Molti Paesi europei temono una nuova ondata speculativa. In Italia, i 2025 si è aperto con i rincari sulle bollette di luce e gas (+2,5% sul gas secondo i dati Arera), una dinamica che ha contribuito al calo della produzione industriale, che in Italia si verifica da 18 mesi consecutivi. Il nostro Paese, va precisato, è uno di quelli meno dipendenti dal gas norvegese, i cui flussi verso l’Italia sono diminuiti nel 2024 per il secondo anno di fila.

Il price cap si sarebbe attivato qualora il prezzo del gas sull’indice olandese Ttf avesse superato i 180 euro per Megawattora per 3 giorni lavorativi e quello mesile avesse superato di almeno 35 euro il prezzo di riferimento del Gas naturale liquido. Oggi, 14 febbraio 2025, il gas in Italia costa 54,43 euro per megawattora, in ribasso rispetto ai 58,76 euro/MWh di ieri, ma comunque molto alto rispetto al costo pre-guerra in Ucraina.

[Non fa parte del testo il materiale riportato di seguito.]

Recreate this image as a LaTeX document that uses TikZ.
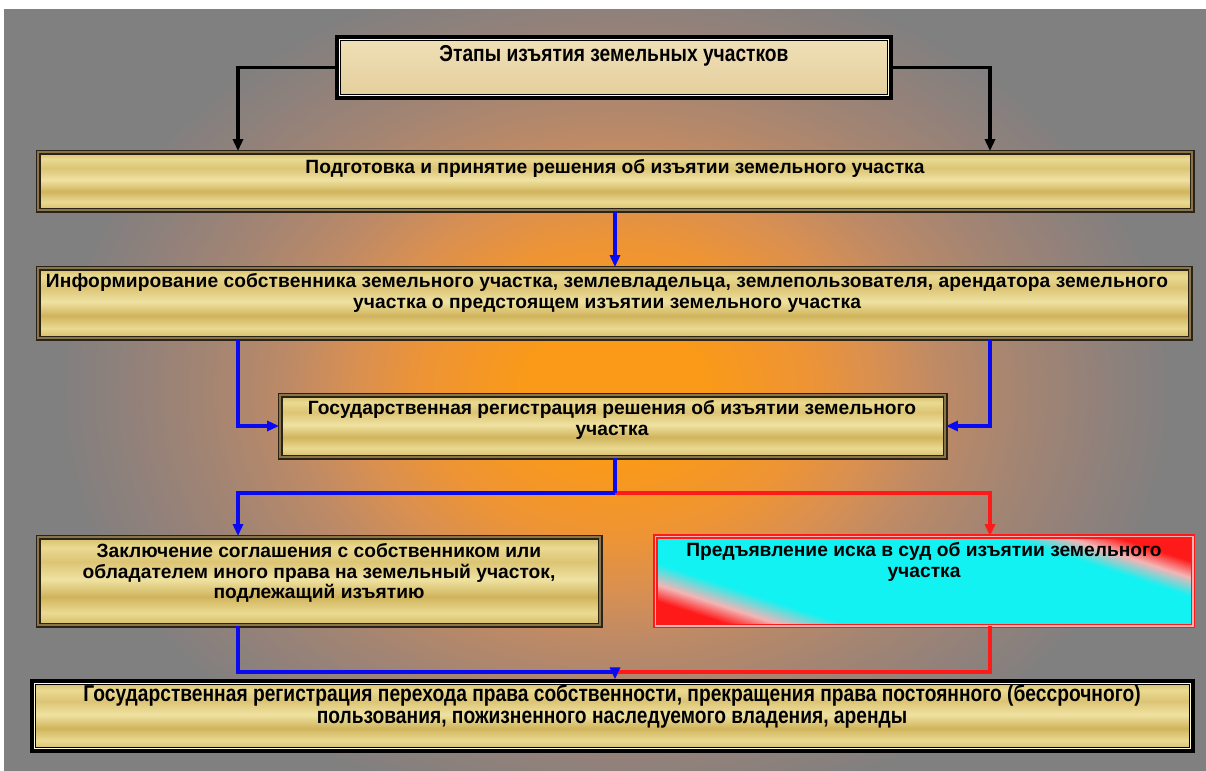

Anche se non è mai stato attivato, perché il costo del gas non ha mai raggiunto le soglie limite, il price gap fungeva da ‘sentinella’ sul costo del gas. Era quasi un avvertimento a non speculare sull’Europa.

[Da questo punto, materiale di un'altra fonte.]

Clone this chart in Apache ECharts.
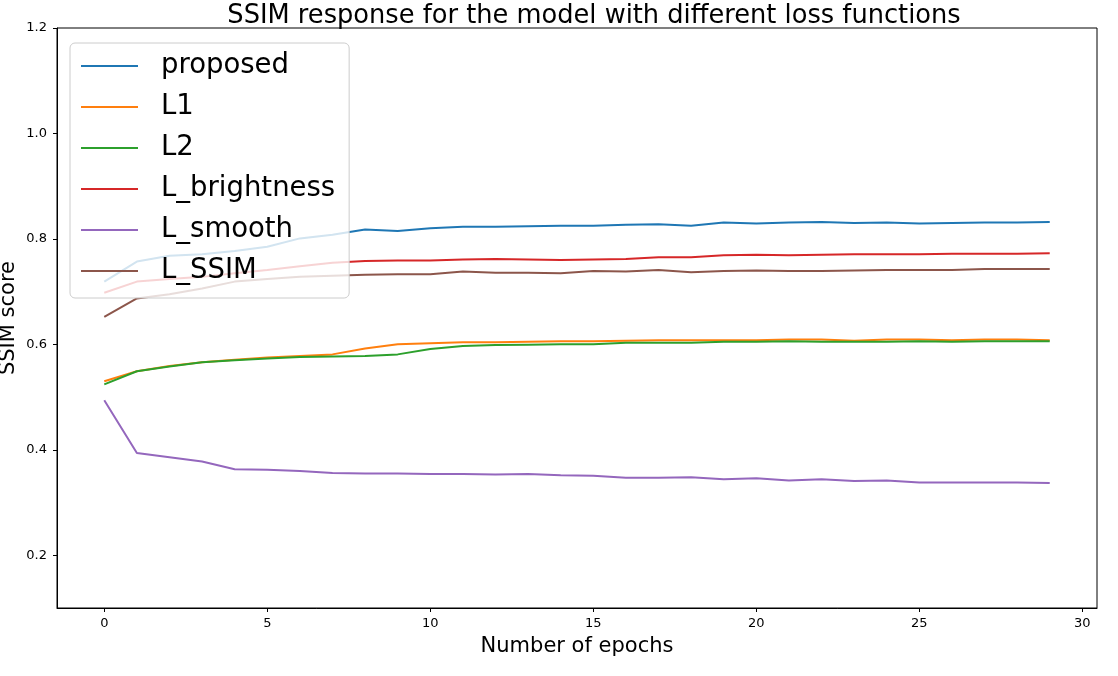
<!DOCTYPE html>
<html style="height: 100%">
<head>
<meta charset="utf-8">
</head>
<body style="margin: 0; background: #fff">
<div id="container" style="width: 1118px; height: 676px;"></div>
<script type="text/javascript" src="https://cdn.jsdelivr.net/npm/echarts@6.0.0/dist/echarts.min.js"></script>
<script type="text/javascript">
// epochs 0..29
var epochs = [0,1,2,3,4,5,6,7,8,9,10,11,12,13,14,15,16,17,18,19,20,21,22,23,24,25,26,27,28,29];

var proposed = [0.719,0.757,0.768,0.771,0.777,0.785,0.801,0.808,0.818,0.815,0.820,0.823,0.823,0.824,0.825,0.825,0.827,0.828,0.825,0.831,0.829,0.831,0.832,0.830,0.831,0.829,0.830,0.831,0.831,0.832];
var l1 = [0.530,0.549,0.559,0.566,0.571,0.575,0.578,0.581,0.592,0.600,0.602,0.604,0.604,0.605,0.606,0.606,0.607,0.608,0.608,0.608,0.608,0.609,0.609,0.607,0.609,0.609,0.608,0.609,0.609,0.608];
var l2 = [0.524,0.549,0.558,0.566,0.570,0.573,0.576,0.577,0.578,0.581,0.591,0.597,0.599,0.5995,0.600,0.600,0.603,0.603,0.603,0.605,0.605,0.606,0.605,0.605,0.605,0.606,0.605,0.606,0.606,0.606];
var lBright = [0.698,0.719,0.724,0.728,0.735,0.741,0.748,0.755,0.758,0.759,0.759,0.761,0.762,0.761,0.760,0.761,0.762,0.765,0.765,0.769,0.770,0.769,0.770,0.771,0.771,0.771,0.772,0.772,0.772,0.773];
var lSmooth = [0.494,0.394,0.386,0.378,0.363,0.362,0.360,0.356,0.355,0.355,0.354,0.354,0.353,0.354,0.352,0.351,0.347,0.347,0.348,0.344,0.346,0.342,0.344,0.341,0.342,0.338,0.338,0.338,0.338,0.337];
var lSsim = [0.652,0.687,0.695,0.706,0.719,0.724,0.728,0.730,0.732,0.733,0.733,0.738,0.736,0.736,0.735,0.739,0.738,0.741,0.737,0.739,0.740,0.739,0.739,0.740,0.741,0.741,0.741,0.743,0.743,0.743];

var names = ['proposed', 'L1', 'L2', 'L_brightness', 'L_smooth', 'L_SSIM'];
var values = [proposed, l1, l2, lBright, lSmooth, lSsim];
var colors = ['#1f77b4', '#ff7f0e', '#2ca02c', '#d62728', '#9467bd', '#8c564b'];

var xTicks = [0, 5, 10, 15, 20, 25, 30];
var yTicks = [0.2, 0.4, 0.6, 0.8, 1.0, 1.2];

var font = 'DejaVu Sans';

var series = names.map(function (n, k) {
    return {
        name: n,
        type: 'line',
        showSymbol: false,
        animation: false,
        lineStyle: { width: 2, color: colors[k] },
        itemStyle: { color: colors[k] },
        data: epochs.map(function (e, i) { return [e, values[k][i]]; })
    };
});

var dom = document.getElementById("container");
var myChart = echarts.init(dom);

var option = {
    animation: false,
    title: {
        text: 'SSIM response for the model with different loss functions',
        left: 589,
        textAlign: 'center',
        top: -2,
        textStyle: { fontFamily: font, fontSize: 25.7, fontWeight: 'normal', color: '#000' }
    },
    legend: {
        data: names,
        orient: 'vertical',
        left: 70,
        top: 43,
        padding: [9, 14, 13, 11],
        itemGap: 13,
        itemWidth: 57,
        itemHeight: 2,
        icon: 'rect',
        backgroundColor: 'rgba(255,255,255,0.8)',
        borderColor: '#cccccc',
        borderWidth: 1,
        borderRadius: 5,
        textStyle: { fontFamily: font, fontSize: 27.5, color: '#000', padding: [0, 0, 0, 18] }
    },
    grid: {
        left: 57,
        right: 21,
        top: 28,
        bottom: 68,
        show: true,
        borderColor: '#000',
        borderWidth: 1,
        containLabel: false,
        outerBoundsMode: 'none'
    },
    xAxis: {
        type: 'value',
        min: -1.45,
        max: 30.45,
        name: 'Number of epochs',
        nameLocation: 'middle',
        nameGap: 28,
        nameMoveOverlap: false,
        nameTextStyle: { fontFamily: font, fontSize: 21, color: '#000' },
        axisLine: { show: true, onZero: false, lineStyle: { color: '#000', width: 1 } },
        axisTick: { show: true, length: 4, lineStyle: { color: '#000' }, customValues: xTicks },
        axisLabel: { fontFamily: font, fontSize: 13, color: '#000', margin: 9, customValues: xTicks },
        splitLine: { show: false }
    },
    yAxis: {
        type: 'value',
        min: 0.1,
        max: 1.2,
        name: 'SSIM score',
        nameLocation: 'middle',
        nameGap: 38,
        nameMoveOverlap: false,
        nameTextStyle: { fontFamily: font, fontSize: 21, color: '#000' },
        axisLine: { show: true, onZero: false, lineStyle: { color: '#000', width: 1 } },
        axisTick: { show: true, length: 4, lineStyle: { color: '#000' }, customValues: yTicks },
        axisLabel: {
            fontFamily: font, fontSize: 13, color: '#000', margin: 10, customValues: yTicks,
            formatter: function (v) { return v.toFixed(1); }
        },
        splitLine: { show: false }
    },
    series: series
};

myChart.setOption(option, true);
</script>
</body>
</html>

Nonostante i rischi, Bruxelles ha negato la possibilità di prolungare il price gap: “non è attualmente in discussione”, ha dichiarato la portavoce della Commissione europea Anna-Kaisa Itkonen. I vertici dell’Unione europea sembrano preferire altre soluzioni al price gap. Tra queste, spicca l’idea del disaccoppiamento del prezzo del gas da quello dell’elettricità. Sul tema, ci sarà più chiarezza dal 26 febbraio, quando Ursula von der Leyen aprirà i lavori del Clean Industrial Deal, il nuovo piano dell’Ue per rilanciare l’agenda verde e garantire energia a costi accessibili.

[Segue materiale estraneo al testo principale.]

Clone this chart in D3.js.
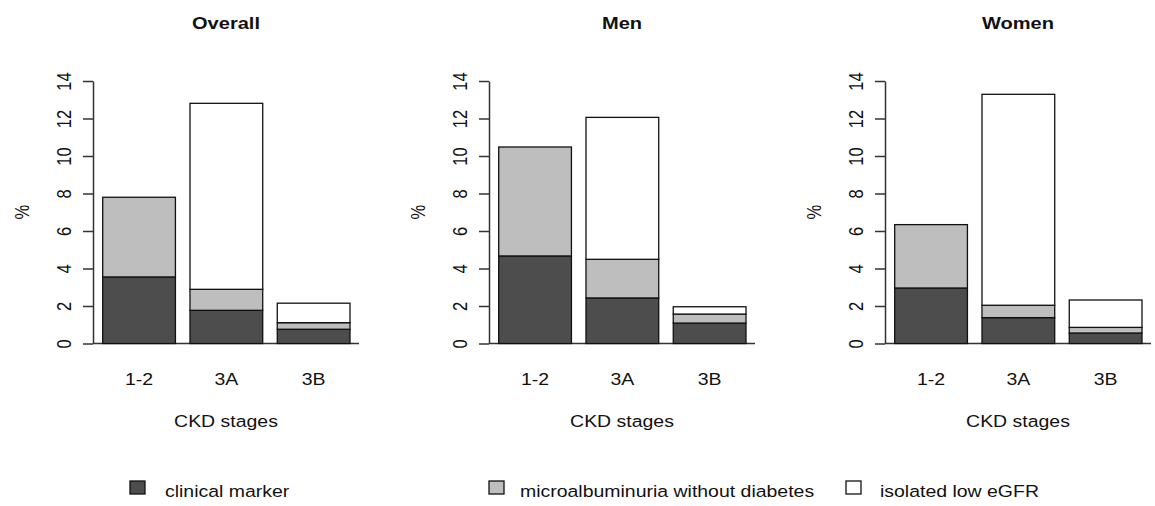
<!DOCTYPE html>
<html>
<head>
<meta charset="utf-8">
<script src="https://cdn.jsdelivr.net/npm/d3@7"></script>
<style>
  body { margin: 0; background: #fff; }
  text { font-family: "Liberation Sans", Arial, sans-serif; fill: #111; }
</style>
</head>
<body>
<div id="chart"></div>
<script>
// data (percent)
const stages = ["1-2", "3A", "3B"];
const panels = ["Overall", "Men", "Women"];
const seriesNames = ["clinical marker", "microalbuminuria without diabetes", "isolated low eGFR"];

const overallClinical = [3.55, 1.77, 0.76];
const overallMicro = [4.25, 1.12, 0.35];
const overallLowEgfr = [0, 9.92, 1.04];

const menClinical = [4.67, 2.43, 1.09];
const menMicro = [5.81, 2.06, 0.48];
const menLowEgfr = [0, 7.57, 0.39];

const womenClinical = [2.96, 1.38, 0.56];
const womenMicro = [3.38, 0.66, 0.30];
const womenLowEgfr = [0, 11.25, 1.46];

const yTicks = [0, 2, 4, 6, 8, 10, 12, 14];

const panelSeries = {
  Overall: [overallClinical, overallMicro, overallLowEgfr],
  Men: [menClinical, menMicro, menLowEgfr],
  Women: [womenClinical, womenMicro, womenLowEgfr],
};

// metrics
const width = 1155;
const height = 506;
const axisXs = [93, 489, 885];
const plotTop = 81;
const plotBottom = 343.5;
const sx = 1.18; // text in the picture is a bit wider than tall
const fills = ["#4d4d4d", "#bebebe", "#ffffff"];
const axisColor = "#333";

const svg = d3.select("#chart")
  .append("svg")
  .attr("width", width)
  .attr("height", height);

function label(g, str, x, y, opts = {}) {
  return g.append("text")
    .attr("transform", `translate(${x},${y}) scale(${sx},1)` + (opts.rotate ? ` rotate(${opts.rotate})` : ""))
    .attr("text-anchor", opts.anchor || "middle")
    .attr("dy", opts.dy || 0)
    .style("font-size", (opts.size || 16.5) + "px")
    .style("font-weight", opts.bold ? "bold" : "normal")
    .text(str);
}

const yScale = d3.scaleLinear().domain([0, 14]).range([plotBottom, plotTop]);

panels.forEach((name, p) => {
  const ax = axisXs[p];
  const g = svg.append("g");

  const xScale = d3.scaleBand()
    .domain(stages)
    .range([ax + 9.7, ax + 257])
    .paddingInner(1 / 6)
    .paddingOuter(0);

  // stacked rows
  const rows = stages.map((s, i) => {
    const row = { stage: s };
    seriesNames.forEach((k, j) => { row[k] = panelSeries[name][j][i]; });
    return row;
  });
  const stacked = d3.stack().keys(seriesNames)(rows);

  // baseline
  g.append("line")
    .attr("x1", ax).attr("x2", ax + 266)
    .attr("y1", yScale(0)).attr("y2", yScale(0))
    .attr("stroke", axisColor).attr("stroke-width", 1.5);

  g.append("g")
    .selectAll("g")
    .data(stacked)
    .join("g")
    .attr("fill", (d, j) => fills[j])
    .selectAll("rect")
    .data((d) => d)
    .join("rect")
    .attr("x", (d) => xScale(d.data.stage))
    .attr("width", xScale.bandwidth())
    .attr("y", (d) => yScale(d[1]))
    .attr("height", (d) => yScale(d[0]) - yScale(d[1]))
    .attr("stroke", "#111")
    .attr("stroke-width", 1.3);

  // y axis
  const yAxis = d3.axisLeft(yScale).tickValues(yTicks).tickSizeInner(10).tickSizeOuter(0);
  const yg = g.append("g")
    .attr("transform", `translate(${ax},0)`)
    .call(yAxis);
  yg.select(".domain").attr("stroke", axisColor).attr("stroke-width", 1.5);
  yg.selectAll(".tick line").attr("stroke", axisColor).attr("stroke-width", 1.5);
  yg.selectAll(".tick text")
    .attr("x", null).attr("dy", "0.36em")
    .attr("text-anchor", "middle")
    .attr("transform", `translate(-29,0) scale(${sx},1) rotate(-90)`)
    .style("font-family", '"Liberation Sans", Arial, sans-serif')
    .style("font-size", "16.5px")
    .attr("fill", "#111");

  // x axis labels
  const xAxis = d3.axisBottom(xScale).tickSize(0);
  const xg = g.append("g")
    .attr("transform", `translate(0,${plotBottom})`)
    .call(xAxis);
  xg.select(".domain").remove();
  xg.selectAll(".tick text")
    .attr("y", null).attr("dy", null)
    .attr("transform", `translate(0,41) scale(${sx},1)`)
    .style("font-family", '"Liberation Sans", Arial, sans-serif')
    .style("font-size", "16.5px")
    .attr("fill", "#111");

  // titles
  label(g, name, ax + 133, 29, { bold: true, size: 17 });
  label(g, "CKD stages", ax + 133, 427);
  label(g, "%", ax - 71, yScale(7), { rotate: -90, dy: "0.36em" });
});

// legend
const legendXs = [130, 489, 846];
const legendTextXs = [165, 520, 880];
const legend = svg.append("g");
seriesNames.forEach((k, j) => {
  legend.append("rect")
    .attr("x", legendXs[j]).attr("y", 481)
    .attr("width", 15).attr("height", 13)
    .attr("fill", fills[j])
    .attr("stroke", "#111").attr("stroke-width", 1.3);
  label(legend, k, legendTextXs[j], 497, { anchor: "start" });
});
</script>
</body>
</html>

La Norvegia vuole fare di più per l’Ucraina

Spinto dalla critica internazionale, che ha denunciato come la Norvegia stesse approfittando della guerra in Ucraina, e dall’opposizione, il premier norvegese, Jonas Gahr Støre, ha dichiarato che la Norvegia intende aumentare il suo supporto all’Ucraina, riconoscendo i significativi guadagni ottenuti dalla vendita di gas all’Europa. Durante una conferenza stampa (aprile 2024), Støre ha affermato che il Paese deve “fare di più” per aiutare l’Ucraina, sottolineando che la Norvegia non vuole essere vista come un “profittatore di guerra”. In occasione del quarto vertice Ucraina-Europa del Nord, che si è tenuto in Islanda il 29 ottobre scorso il premier norvegese ha annunciato l’invio di un nuovo pacchetto di aiuti da 500 milioni di euro, di cui oltre la metà sarà destinata all’assistenza militare per l’Ucraina. Un sostegno importante, seppure irrisorio rispetto all’imprevisto arricchimento generato dall’aggressione russa.